What Does The Iraqi Government Actually Govern?

Former United States ambassador to Croatia, Peter W. Galbraith, writes an outstanding Op-Ed in the New York Times:

He asks the question, “What does the Iraqi government, in fact, actually govern?”

1. The South is governed by theocratic militias of well over 100,000 men. During the formal occupation of Iraq in 2003 and 2004, the American-led coalition allowed Shiite militias to mushroom and clerics to impose Islamic rule in the south, in some places with a severity reminiscent of Afghanistan’s Taliban.

2. Kurdistan has long had effective independence: The Iraqi Army is barred from the region, the Iraqi flag prohibited, and central government ministries are not present.

3. In the Sunni center of the nation and Baghdad, the government has virtually no control beyond the American-protected Green Zone. The Mahdi Army, a radical Shiite militia, controls the capital’s Shiite neighborhoods, while Qaeda offshoots and former Baathists are increasingly taking over the Sunni districts.

For the United States to contain the civil war, we would have to deploy more troops and accept a casualty rate many times the current level as our forces changed their mission from a support role to intensive police duties. The American people would not support such an expanded mission, and the Bush administration has no desire to undertake it.

His recommendation:

Seeing as we cannot maintain the peace in Iraq, we have but one overriding interest there today — to keep Al Qaeda from creating a base from which it can plot attacks on the United States. Thus we need to have troops nearby prepared to re-engage in case the Sunni Arabs prove unable to provide for their own security against the foreign jihadists.

This would be best accomplished by placing a small “over the horizon” force in Kurdistan. Iraqi Kurdistan is among the most pro-American societies in the world and its government would welcome our military presence, not the least because it would help protect Kurds from Arab Iraqis who resent their close cooperation with the United States during the 2003 war. American soldiers on the ground might also ease the escalating tension between the Iraqi Kurds and Turkey, which is threatening to send its troops across the border in search of Turkish Kurd terrorists using Iraq as a haven.

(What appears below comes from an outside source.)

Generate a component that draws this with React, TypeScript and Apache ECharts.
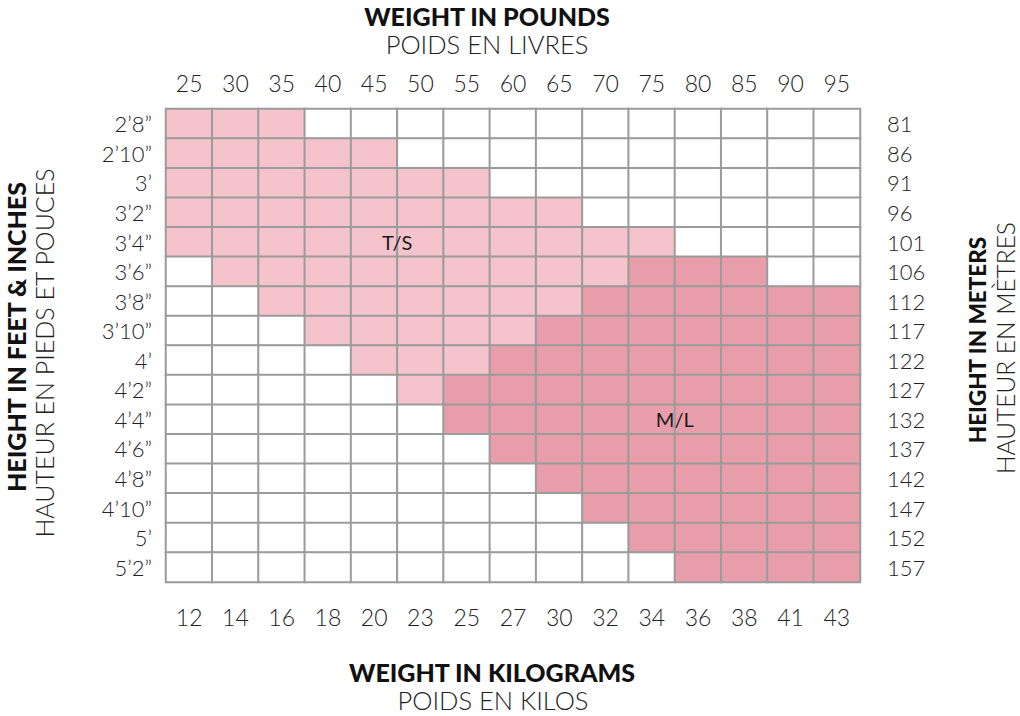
import React, { useEffect, useRef } from "react";
import * as echarts from "echarts";

const poundLabels = ["25", "30", "35", "40", "45", "50", "55", "60", "65", "70", "75", "80", "85", "90", "95"];
const kiloLabels = ["12", "14", "16", "18", "20", "23", "25", "27", "30", "32", "34", "36", "38", "41", "43"];
const feetLabels = ["2’8”", "2’10”", "3’", "3’2”", "3’4”", "3’6”", "3’8”", "3’10”", "4’", "4’2”", "4’4”", "4’6”", "4’8”", "4’10”", "5’", "5’2”"];
const meterLabels = ["81", "86", "91", "96", "101", "106", "112", "117", "122", "127", "132", "137", "142", "147", "152", "157"];

// 0 = none, 1 = T/S, 2 = M/L ; one row per height, one column per weight
const sizeRows = [
  [1, 1, 1, 0, 0, 0, 0, 0, 0, 0, 0, 0, 0, 0, 0],
  [1, 1, 1, 1, 1, 0, 0, 0, 0, 0, 0, 0, 0, 0, 0],
  [1, 1, 1, 1, 1, 1, 1, 0, 0, 0, 0, 0, 0, 0, 0],
  [1, 1, 1, 1, 1, 1, 1, 1, 1, 0, 0, 0, 0, 0, 0],
  [1, 1, 1, 1, 1, 1, 1, 1, 1, 1, 1, 0, 0, 0, 0],
  [0, 1, 1, 1, 1, 1, 1, 1, 1, 1, 2, 2, 2, 0, 0],
  [0, 0, 1, 1, 1, 1, 1, 1, 1, 2, 2, 2, 2, 2, 2],
  [0, 0, 0, 1, 1, 1, 1, 1, 2, 2, 2, 2, 2, 2, 2],
  [0, 0, 0, 0, 1, 1, 1, 2, 2, 2, 2, 2, 2, 2, 2],
  [0, 0, 0, 0, 0, 1, 2, 2, 2, 2, 2, 2, 2, 2, 2],
  [0, 0, 0, 0, 0, 0, 2, 2, 2, 2, 2, 2, 2, 2, 2],
  [0, 0, 0, 0, 0, 0, 0, 2, 2, 2, 2, 2, 2, 2, 2],
  [0, 0, 0, 0, 0, 0, 0, 0, 2, 2, 2, 2, 2, 2, 2],
  [0, 0, 0, 0, 0, 0, 0, 0, 0, 2, 2, 2, 2, 2, 2],
  [0, 0, 0, 0, 0, 0, 0, 0, 0, 0, 2, 2, 2, 2, 2],
  [0, 0, 0, 0, 0, 0, 0, 0, 0, 0, 0, 2, 2, 2, 2],
];

const sizeNames = [
  { row: 4, col: 4, text: "T/S" },
  { row: 10, col: 10, text: "M/L" },
];

const sizeColors = ["#ffffff", "#f5c3cc", "#e89dab"];

const FONT = "Lato";

export default function App() {
  const ref = useRef<HTMLDivElement>(null);
  useEffect(() => {
    if (!ref.current) return;
    const chart = echarts.init(ref.current, undefined, { renderer: "svg" });

    const data: any[] = [];
    sizeRows.forEach((row, r) => {
      row.forEach((v, c) => {
        const name = sizeNames.find((n) => n.row === r && n.col === c);
        const item: any = { value: [c, r, v] };
        if (name) {
          item.label = {
            show: true,
            formatter: name.text,
            offset: [23, 0],
            fontFamily: FONT,
            fontSize: 20,
            color: "#1a1a1a",
          };
        }
        data.push(item);
      });
    });

    const axisLabelBase = { fontFamily: FONT, fontWeight: 300, fontSize: 22, color: "#222" };

    const title = (text: string, x: number, y: number, size: number, bold: boolean, rotate = false) => ({
      type: "text",
      x,
      y,
      rotation: rotate ? Math.PI / 2 : 0,
      style: {
        text,
        fontFamily: FONT,
        fontWeight: bold ? 900 : 300,
        fontSize: size,
        fill: bold ? "#111" : "#222",
        align: "center",
        verticalAlign: "middle",
      },
    });

    chart.setOption({
      animation: false,
      backgroundColor: "#ffffff",
      grid: { left: 166, right: 160, top: 109, bottom: 134 },
      xAxis: [
        {
          type: "category",
          position: "top",
          data: poundLabels,
          axisLine: { show: false },
          axisTick: { show: false },
          splitLine: { show: false },
          axisLabel: { ...axisLabelBase, fontSize: 23, margin: 15 },
        },
        {
          type: "category",
          position: "bottom",
          data: kiloLabels,
          axisLine: { show: false },
          axisTick: { show: false },
          axisLabel: { ...axisLabelBase, fontSize: 23, margin: 23 },
        },
      ],
      yAxis: [
        {
          type: "category",
          position: "left",
          inverse: true,
          data: feetLabels,
          axisLine: { show: false },
          axisTick: { show: false },
          axisLabel: { ...axisLabelBase, margin: 14 },
        },
        {
          type: "category",
          position: "right",
          inverse: true,
          data: meterLabels,
          axisLine: { show: false },
          axisTick: { show: false },
          axisLabel: { ...axisLabelBase, margin: 27, align: "left" },
        },
      ],
      visualMap: {
        show: false,
        type: "piecewise",
        dimension: 2,
        pieces: [
          { value: 0, color: sizeColors[0] },
          { value: 1, color: sizeColors[1] },
          { value: 2, color: sizeColors[2] },
        ],
      },
      series: [
        {
          type: "heatmap",
          xAxisIndex: 0,
          yAxisIndex: 0,
          data,
          label: { show: false },
          itemStyle: { borderColor: "#9b9b9b", borderWidth: 2 },
          emphasis: { disabled: true },
        },
      ],
      graphic: [
        title("WEIGHT IN POUNDS", 487, 16, 25, true),
        title("POIDS EN LIVRES", 487, 44, 25.5, false),
        title("WEIGHT IN KILOGRAMS", 492, 672, 25, true),
        title("POIDS EN KILOS", 493, 700, 25.5, false),
        title("HEIGHT IN FEET & INCHES", 16, 337, 25, true, true),
        title("HAUTEUR EN PIEDS ET POUCES", 44, 353, 25, false, true),
        title("HEIGHT IN METERS", 977, 340, 22.5, true, true),
        title("HAUTEUR EN MÈTRES", 1005, 348, 24.5, false, true),
      ],
    });
    return () => chart.dispose();
  }, []);
  return <div ref={ref} style={{ position: "absolute", left: 0, top: 0, width: 1020, height: 716 }} />;
}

From Kurdistan, the American military could readily move back into any Sunni Arab area where Al Qaeda or its allies established a presence. The Kurdish peshmerga, Iraq’s only reliable indigenous military force, would gladly assist their American allies with intelligence and in combat. And by shifting troops to what is still nominally Iraqi territory, the Bush administration would be able to claim it had not “cut and run” and would also avoid the political complications — in United States and in Iraq — that would arise if it were to withdraw totally and then have to send American troops back into Iraq.